◆ Request ◆
Reproduce the lines exactly, beginning with the line that has "Write a component" and ending with the line that has "const BAR_W = 131;". Images are left out.

◆ Information provided ◆
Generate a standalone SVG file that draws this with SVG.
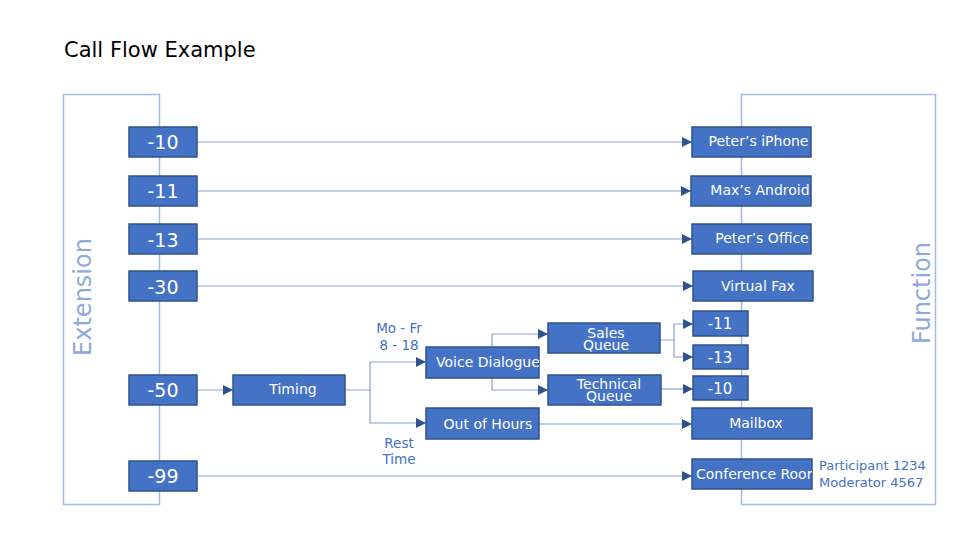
<svg xmlns="http://www.w3.org/2000/svg" width="977" height="542" viewBox="0 0 977 542">
<style>
text{font-family:"DejaVu Sans","Liberation Sans",sans-serif}
.bk{fill:none;stroke:#a4b9e3;stroke-width:1.5}
.sec{fill:#8eaadb;font-size:24px}
.box{fill:#4472c4;stroke:#2f528f;stroke-width:1.5}
.ext{fill:#fff;font-size:19px;text-anchor:middle}
.lbl{fill:#fff;font-size:14px;text-anchor:middle}
.lbs{fill:#fff;font-size:14px}
.num{fill:#fff;font-size:15px;text-anchor:middle}
.note{fill:#4472c4;font-size:13.5px;text-anchor:middle}
.side{fill:#4472c4;font-size:13px}
.cn{fill:none;stroke:#8b9fcd;stroke-width:1.2}
</style>
<defs>
<marker id="ar" markerUnits="userSpaceOnUse" viewBox="0 0 10 10" refX="10" refY="5" markerWidth="10" markerHeight="11" orient="auto">
<path d="M0,0 L10,5 L0,10 z" fill="#2f528f"/>
</marker>
<clipPath id="cVD"><rect x="426" y="347" width="113" height="31"/></clipPath>
<clipPath id="cCR"><rect x="692" y="459" width="120" height="30"/></clipPath>
</defs>
<rect width="977" height="542" fill="#fff"/>
<text x="64" y="57" font-size="21" fill="#000">Call Flow Example</text>
<g id="extension-group">
<rect class="bk" x="63.5" y="94.5" width="96" height="410"/>
<text class="sec" transform="translate(91,297) rotate(-90)" text-anchor="middle">Extension</text>
</g>
<g id="function-group">
<rect class="bk" x="741.5" y="94.5" width="194" height="410"/>
<text class="sec" transform="translate(930,293) rotate(-90)" text-anchor="middle">Function</text>
</g>
<g id="connectors">
<path class="cn" d="M197,142 H692" marker-end="url(#ar)"/>
<path class="cn" d="M197,191 H691" marker-end="url(#ar)"/>
<path class="cn" d="M197,239 H692" marker-end="url(#ar)"/>
<path class="cn" d="M197,286 H693" marker-end="url(#ar)"/>
<path class="cn" d="M197,390 H233" marker-end="url(#ar)"/>
<path class="cn" d="M345,390 H370 V362 H426" marker-end="url(#ar)"/>
<path class="cn" d="M370,390 V423 H426" marker-end="url(#ar)"/>
<path class="cn" d="M492,347 V334 H548" marker-end="url(#ar)"/>
<path class="cn" d="M492,378 V390 H548" marker-end="url(#ar)"/>
<path class="cn" d="M660,340 H674 V324 H693" marker-end="url(#ar)"/>
<path class="cn" d="M674,340 V357 H693" marker-end="url(#ar)"/>
<path class="cn" d="M661,389 H693" marker-end="url(#ar)"/>
<path class="cn" d="M539,424 H692" marker-end="url(#ar)"/>
<path class="cn" d="M197,476 H692" marker-end="url(#ar)"/>
</g>
<g id="ext-10"><rect class="box" x="129" y="127" width="68" height="30"/><text class="ext" x="163" y="149">-10</text></g>
<g id="ext-11"><rect class="box" x="129" y="176" width="68" height="30"/><text class="ext" x="163" y="198">-11</text></g>
<g id="ext-13"><rect class="box" x="129" y="224" width="68" height="30"/><text class="ext" x="163" y="246.5">-13</text></g>
<g id="ext-30"><rect class="box" x="129" y="271" width="68" height="30"/><text class="ext" x="163" y="293.5">-30</text></g>
<g id="ext-50"><rect class="box" x="129" y="375" width="68" height="30"/><text class="ext" x="163" y="397">-50</text></g>
<g id="ext-99"><rect class="box" x="129" y="461" width="68" height="30"/><text class="ext" x="163" y="483">-99</text></g>
<g id="timing"><rect class="box" x="233" y="375" width="112" height="30"/><text class="lbl" x="293" y="394">Timing</text></g>
<g id="voice-dialogue"><rect class="box" x="426" y="347" width="113" height="31"/><text class="lbs" x="436" y="367" clip-path="url(#cVD)">Voice Dialogue</text></g>
<g id="out-of-hours"><rect class="box" x="426" y="408" width="113" height="31"/><text class="lbl" x="488" y="428.5">Out of Hours</text></g>
<g id="sales-queue"><rect class="box" x="548" y="323" width="112" height="30"/><text class="lbl" x="606" y="337.7">Sales</text><text class="lbl" x="606" y="349.5">Queue</text></g>
<g id="technical-queue"><rect class="box" x="548" y="375" width="113" height="30"/><text class="lbl" x="609" y="389.3">Technical</text><text class="lbl" x="609" y="401.3">Queue</text></g>
<g id="peters-iphone"><rect class="box" x="692" y="127" width="119" height="30"/><text class="lbl" x="758.5" y="146">Peter’s iPhone</text></g>
<g id="maxs-android"><rect class="box" x="691" y="176" width="120" height="30"/><text class="lbl" x="760" y="195">Max’s Android</text></g>
<g id="peters-office"><rect class="box" x="692" y="224" width="119" height="30"/><text class="lbl" x="762" y="243.3">Peter’s Office</text></g>
<g id="virtual-fax"><rect class="box" x="693" y="271" width="120" height="30"/><text class="lbl" x="758" y="290.7">Virtual Fax</text></g>
<g id="fn-11"><rect class="box" x="693" y="311" width="55" height="25"/><text class="num" x="720" y="329.3">-11</text></g>
<g id="fn-13"><rect class="box" x="693" y="345" width="55" height="24"/><text class="num" x="720" y="362.7">-13</text></g>
<g id="fn-10"><rect class="box" x="693" y="376" width="55" height="24"/><text class="num" x="720" y="394.3">-10</text></g>
<g id="mailbox"><rect class="box" x="692" y="408" width="120" height="31"/><text class="lbl" x="756" y="428.3">Mailbox</text></g>
<g id="conference-room"><rect class="box" x="692" y="459" width="120" height="30"/><text class="lbs" x="696" y="479" clip-path="url(#cCR)">Conference Room</text></g>
<g id="labels">
<text class="note" x="399" y="333.3">Mo - Fr</text>
<text class="note" x="399" y="350">8 - 18</text>
<text class="note" x="399" y="447.7">Rest</text>
<text class="note" x="399" y="464">Time</text>
<text class="side" x="819" y="469.5">Participant 1234</text>
<text class="side" x="819" y="487">Moderator 4567</text>
</g>
</svg>
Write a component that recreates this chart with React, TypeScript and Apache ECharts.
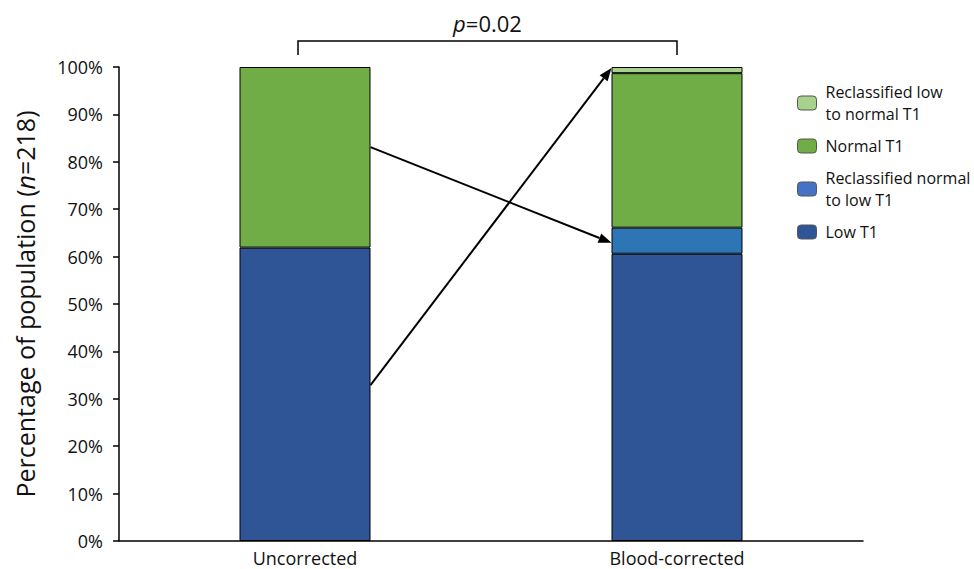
import React, { useEffect, useRef } from "react";
import * as echarts from "echarts";

const categories = ["Uncorrected", "Blood-corrected"];
const lowT1 = [61.9, 60.6];
const reclassNormalToLow = [null, 5.5];
const normalT1 = [38.1, 32.6];
const reclassLowToNormal = [null, 1.3];
const yTicks = [0, 10, 20, 30, 40, 50, 60, 70, 80, 90, 100];
// arrows: [fromCategoryIndex, fromValue, toCategoryIndex, toValue]
const arrows = [
  [0, 83.1, 1, 62.9],
  [0, 32.9, 1, 99.8],
];
const pText = "0.02";

const legendNames: Record<string, string> = {
  "Reclassified low to normal T1": "Reclassified low\nto normal T1",
  "Normal T1": "Normal T1",
  "Reclassified normal to low T1": "Reclassified normal\nto low T1",
  "Low T1": "Low T1",
};

const FONT = "'Open Sans', 'Noto Sans', sans-serif";
const BAR_W = 131;

export default function App() {
  const ref = useRef<HTMLDivElement>(null);
  useEffect(() => {
    if (!ref.current) return;
    const chart = echarts.init(ref.current, null, { renderer: "svg" });
    const barStyle = (color: string) => ({
      color,
      borderColor: "#000",
      borderWidth: 1,
    });
    chart.setOption({
      animation: false,
      textStyle: { fontFamily: FONT },
      grid: { left: 119, right: 111, top: 67, bottom: 28 },
      legend: {
        orient: "vertical",
        left: 792,
        top: 76,
        itemWidth: 19,
        itemHeight: 14,
        itemGap: 10,
        selectedMode: false,
        data: [
          { name: "Reclassified low to normal T1", itemStyle: { color: "#a9d18e", borderColor: "#555", borderWidth: 1 } },
          { name: "Normal T1", itemStyle: { color: "#70ad47", borderColor: "#555", borderWidth: 1 } },
          { name: "Reclassified normal to low T1", itemStyle: { color: "#4472c4", borderColor: "#555", borderWidth: 1 } },
          { name: "Low T1", itemStyle: { color: "#2f5597", borderColor: "#555", borderWidth: 1 } },
        ],
        formatter: (n: string) => legendNames[n] || n,
        textStyle: { fontSize: 16, lineHeight: 22, color: "#111", fontFamily: FONT, padding: [0, 0, 0, 4] },
      },
      xAxis: {
        type: "category",
        data: categories,
        axisLine: { lineStyle: { color: "#000", width: 1.5 } },
        axisTick: { show: false },
        axisLabel: { fontSize: 18, color: "#111", margin: 8, fontFamily: FONT },
      },
      yAxis: {
        type: "value",
        min: 0,
        max: 100,
        interval: 10,
        splitLine: { show: false },
        axisLine: { show: true, lineStyle: { color: "#000", width: 1.5 } },
        axisTick: { show: true, length: 6, inside: false, lineStyle: { color: "#000", width: 1.5 } },
        axisLabel: {
          fontSize: 18,
          color: "#111",
          margin: 16,
          fontFamily: FONT,
          formatter: (v: number) => (yTicks.includes(v) ? v + "%" : ""),
        },
        name: "Percentage of population ({i|n}=218)",
        nameLocation: "middle",
        nameGap: 82,
        nameTextStyle: {
          fontSize: 25,
          color: "#111",
          fontFamily: FONT,
          rich: { i: { fontSize: 25, fontStyle: "italic", color: "#111", fontFamily: FONT } },
        },
      },
      series: [
        { name: "Low T1", type: "bar", stack: "t", barWidth: BAR_W, data: lowT1, itemStyle: barStyle("#2f5597") },
        { name: "Reclassified normal to low T1", type: "bar", stack: "t", barWidth: BAR_W, data: reclassNormalToLow, itemStyle: barStyle("#2e75b6") },
        { name: "Normal T1", type: "bar", stack: "t", barWidth: BAR_W, data: normalT1, itemStyle: barStyle("#70ad47") },
        { name: "Reclassified low to normal T1", type: "bar", stack: "t", barWidth: BAR_W, data: reclassLowToNormal, itemStyle: barStyle("#a9d18e") },
        {
          name: "arrows",
          type: "custom",
          clip: false,
          silent: true,
          z: 10,
          data: arrows,
          renderItem: (params: any, api: any) => {
            const p1 = api.coord([api.value(0), api.value(1)]);
            const p2 = api.coord([api.value(2), api.value(3)]);
            const x1 = p1[0] + BAR_W / 2;
            const y1 = p1[1];
            const x2 = p2[0] - BAR_W / 2;
            const y2 = p2[1];
            const ang = Math.atan2(y2 - y1, x2 - x1);
            const L = 13, W = 5;
            const bx = x2 - L * Math.cos(ang);
            const by = y2 - L * Math.sin(ang);
            const nx = -Math.sin(ang), ny = Math.cos(ang);
            return {
              type: "group",
              children: [
                { type: "line", shape: { x1, y1, x2: bx, y2: by }, style: { stroke: "#000", lineWidth: 2 } },
                {
                  type: "polygon",
                  shape: { points: [[x2, y2], [bx + nx * W, by + ny * W], [bx - nx * W, by - ny * W]] },
                  style: { fill: "#000" },
                },
              ],
            };
          },
        },
        {
          name: "bracket",
          type: "custom",
          clip: false,
          silent: true,
          data: [[0, 1]],
          renderItem: (params: any, api: any) => {
            const a = api.coord([api.value(0), 100]);
            const b = api.coord([api.value(1), 100]);
            const xa = a[0] - 7;
            const xb = b[0];
            const top = a[1] - 26;
            const bot = a[1] - 12;
            return {
              type: "group",
              children: [
                {
                  type: "polyline",
                  shape: { points: [[xa, bot], [xa, top], [xb, top], [xb, bot]] },
                  style: { stroke: "#000", lineWidth: 1.5, fill: "none" },
                },
                {
                  type: "text",
                  x: (xa + xb) / 2,
                  y: top - 18,
                  style: {
                    text: "{i|p}{n|=" + pText + "}",
                    align: "center",
                    verticalAlign: "middle",
                    rich: {
                      i: { fontSize: 22, fontStyle: "italic", fill: "#111", fontFamily: FONT },
                      n: { fontSize: 22, fill: "#111", fontFamily: FONT },
                    },
                  },
                },
              ],
            };
          },
        },
      ],
    });
    return () => chart.dispose();
  }, []);
  return <div ref={ref} style={{ width: 974, height: 569, position: "absolute", left: 0, top: 0 }} />;
}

◆ Exercise solution ◆
Write a component that recreates this chart with React, TypeScript and Apache ECharts.
import React, { useEffect, useRef } from "react";
import * as echarts from "echarts";

const categories = ["Uncorrected", "Blood-corrected"];
const lowT1 = [61.9, 60.6];
const reclassNormalToLow = [null, 5.5];
const normalT1 = [38.1, 32.6];
const reclassLowToNormal = [null, 1.3];
const yTicks = [0, 10, 20, 30, 40, 50, 60, 70, 80, 90, 100];
// arrows: [fromCategoryIndex, fromValue, toCategoryIndex, toValue]
const arrows = [
  [0, 83.1, 1, 62.9],
  [0, 32.9, 1, 99.8],
];
const pText = "0.02";

const legendNames: Record<string, string> = {
  "Reclassified low to normal T1": "Reclassified low\nto normal T1",
  "Normal T1": "Normal T1",
  "Reclassified normal to low T1": "Reclassified normal\nto low T1",
  "Low T1": "Low T1",
};

const FONT = "'Open Sans', 'Noto Sans', sans-serif";
const BAR_W = 131;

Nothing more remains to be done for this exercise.